I want a child. I want a family. I want to be like everyone else. I thought I’d have that with Peter the Literary Agent; at one point I even thought it about Caleb the Clown, whom I followed to Europe when he was cast in the Cirque du Soleil. All I’ve ever wanted is to feel like I belong to this world. I want to raise a child who feels like she belongs here, too, a child who doesn’t worry I’ll die or disappear, who trusts I know how to take care of her because she sees I know how to take care of myself, who knows I can teach her to manage her fears, push her to face and conquer reality, and to rely not on me, but on herself. The longer I remain without a family, the more I feel I don’t belong anywhere, and I’ve grown so tired of that feeling.
People tell me, “If you really want a family, you’ll get a family,” and that “it happens when you’re ready, when you least expect it, when you love yourself.” I disagree with that point of view, but the world has a fixed timeline, and I’m incompatible with its system; just like the growth charts of my childhood, there’s no space left for me to be plotted.

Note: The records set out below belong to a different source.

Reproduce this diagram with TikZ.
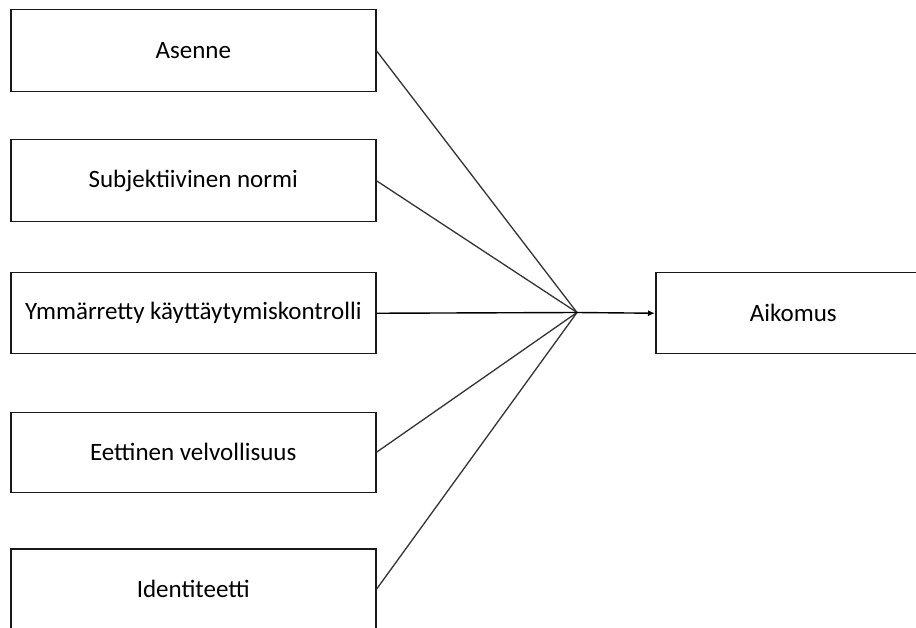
\documentclass[tikz,border=0pt]{standalone}
\usepackage{fontspec}
\setmainfont{Carlito}
\usetikzlibrary{arrows.meta}
\begin{document}
\begin{tikzpicture}[x=1pt,y=-1pt,
  factor/.style={draw=black!90,line width=1.5pt,fill=white,minimum width=365pt,
    minimum height=82pt,inner sep=0pt,font=\fontsize{25}{28}\selectfont,anchor=north west},
  target/.style={factor,minimum width=275pt},
  link/.style={draw=black!80,line width=1.3pt},
  mainlink/.style={draw=black,line width=1.4pt}]
\useasboundingbox (0,0) rectangle (916,628);
\clip (0,0) rectangle (916,628);
\node[factor] (asenne) at (10,9) {Asenne};
\node[factor] (norm) at (10,139) {Subjektiivinen normi};
\node[factor,minimum height=81pt] (kontr) at (10,272) {Ymmärretty käyttäytymiskontrolli};
\node[factor,minimum height=80pt] (etiikka) at (10,411.5) {Eettinen velvollisuus};
\node[factor,minimum height=81pt] (ident) at (10,548) {Identiteetti};
\node[target,minimum height=81pt] (aikomus) at (655,272) {Aikomus};
\coordinate (hub) at (577,312.5);
\foreach \n in {asenne,norm,etiikka,ident}
  \draw[link] (\n.east) -- (hub);
\draw[mainlink] (kontr.east) -- (hub);
\draw[mainlink,-{Latex[length=7pt,width=6pt]}] (hub) -- (aikomus.west);
\end{tikzpicture}
\end{document}
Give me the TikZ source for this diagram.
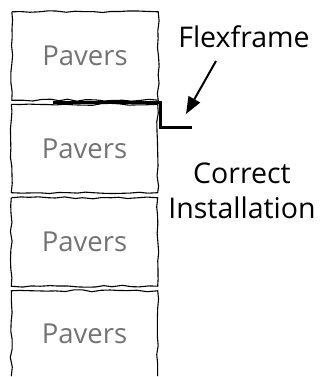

While I’ve been close to marriage, anxiety makes losing harder than loving, and I’ve lost more than I’ve been able to love. I haven’t let go when I should have; I’ve pushed when I should have pulled, and I waited when I knew to run, and I’ve always known, right from the start, whether or not a particular guy is the one. But once I’m connected, separation feels too harrowing, even if all my love has turned sour. Somewhere early on I learned that attachment meant love, and now I can’t find my way out.
I want something I don’t even remember having—a family I can trust to stay. I am trying to return to a place I can’t recall and I’m being driven by memories I don’t have—by unconscious urges so ancient they crumble at my touch. All my efforts to make a family fail. I’m inadequate, and I’m afraid. My anxiety is so deeply embedded, I’m scared I’ll never be free.
I worry anxiety has been keeping me from the pieces of my life lying in wait underneath me. Have I been allowing the happiness that should have been mine to move on to someone else? What if all this time I’ve accidentally been donating the life I’ve been too afraid to live to someone less frightened?